IMF Warns Stablecoins Threaten Fixed Exchange Rate Economies, Raising Regulatory Stakes
The International Monetary Fund has a new working paper, and the warning is not subtle: dollar stablecoins can put real pressure on countries trying to defend fixed exchange rates. Why does this matter? Because the easier it is to reach dollar-linked assets, the faster money can leave the local currency when confidence cracks. My take: crypto investors should not treat this as another abstract IMF note. USDT and USDC are useful precisely where dollars are hard to get. That usefulness is also the reason regulators are circling.

The paper, written by IMF economist Brandon Joel Tan, looks at how stablecoins interact with parallel foreign exchange markets. Stablecoins are digital tokens tied to fiat currencies, usually the US dollar. In countries where official dollar access is limited, they create a second path to dollars. Simple enough. The tension starts when the official exchange rate says one thing and the street price says something much uglier.
Tan’s model argues that stablecoins create “dollar-like claims easier to access.” They can also expose dollar demand almost instantly. Most policy discussions frame stablecoins as payment tools. That is only half right. When the official rate drifts away from what people are actually willing to pay, stablecoin prices can flash the shortage before a central bank press release admits anything is wrong. A stablecoin premium is not just a crypto quirk. In some countries, it becomes a live stress gauge for the currency system.
The adoption is already visible, and Latin America gives the clearest examples. On June 9, 2025, Bolivian airport retailers reportedly used USDT as a pricing reference, even when purchases settled in US dollars or bolivianos. Argentina is the larger and messier case. With the peso under pressure and capital controls in place, more Argentines have used stablecoins to protect savings. In 2024, “crypto caves,” or underground exchanges, became places where pesos could be swapped for dollar-backed stablecoins at rates much closer to the parallel market. I’ll be honest: from a household’s point of view, that is rational behavior. From the IMF’s point of view, it is exactly the workaround that makes stablecoins impossible to ignore.
The paper says stablecoin prices could help trigger currency runs during periods of stress if people lose confidence in the local currency at the same time. Tan suggests regulators may want temporary limits on large stablecoin transactions, or on transactions that look panic driven, during currency crises.

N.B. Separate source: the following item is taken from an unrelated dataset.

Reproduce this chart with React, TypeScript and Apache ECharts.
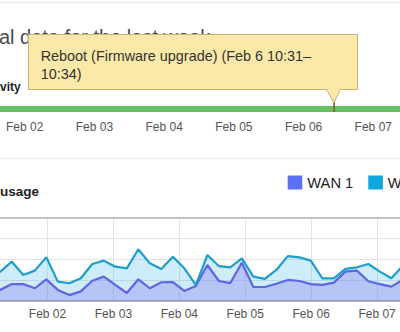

Is this overkill? For a calm market, maybe. For a country defending a fragile peg, probably not. This gives governments a possible playbook for restricting stablecoin flows when pressure builds. For traders, that means liquidity and access could tighten right when markets are already disorderly.
Regulators are already watching. The Financial Stability Board has warned that broad use of dollar stablecoins could create problems for emerging markets. The main risks are currency substitution and weaker monetary policy. Capital controls get easier to dodge too. Crypto investors should take that seriously. The FSB has asked policymakers to track stablecoin growth and its effects on liquidity and operational risk as these tokens become more tied to local and cross-border finance. This is not only about market stability. Governments want control over money inside their borders, and stablecoins make that control harder to preserve.
The stablecoin market is still growing quickly, so more supervision is likely. Countries with fixed or tightly managed exchange rates will probably be first in line. Counter to the usual crypto instinct, the next big stablecoin fight may not start with KYC and AML checks. It may start with emergency limits during a currency panic. In a crisis, governments could try to slow or block certain stablecoin transactions directly. That would make stablecoins less predictable for holders who treat them as always-on dollar access. We have seen this pattern before in financial regulation: the tool that works best in stress is the tool officials notice first.
What this means
The IMF paper makes one point hard to miss: stablecoins are no longer a side issue. In fragile financial systems, they can change how people move out of local currencies and into dollar-linked assets. For crypto investors, USDT and USDC are likely to face more rules, more reporting, and possibly temporary freezes in some markets during currency stress. Their use as a savings shield, especially in Argentina, is real. The regulatory risk attached to that use is real too. No mystery there.
What to watch next: statements from the FSB, the IMF, central banks in emerging markets, and any country testing Tan’s idea of temporary stablecoin limits during a currency crisis. That would be a serious signal. Also watch the local premium on USDT and USDC in countries with high inflation or capital controls. A rising premium can mean stronger demand. Yes, this slightly contradicts the usual bullish read on stablecoin growth, but bear with me: the same premium can also attract regulatory attention. Dates for new rules, pilots, or emergency powers in these economies will matter for anyone trading or holding stablecoins there.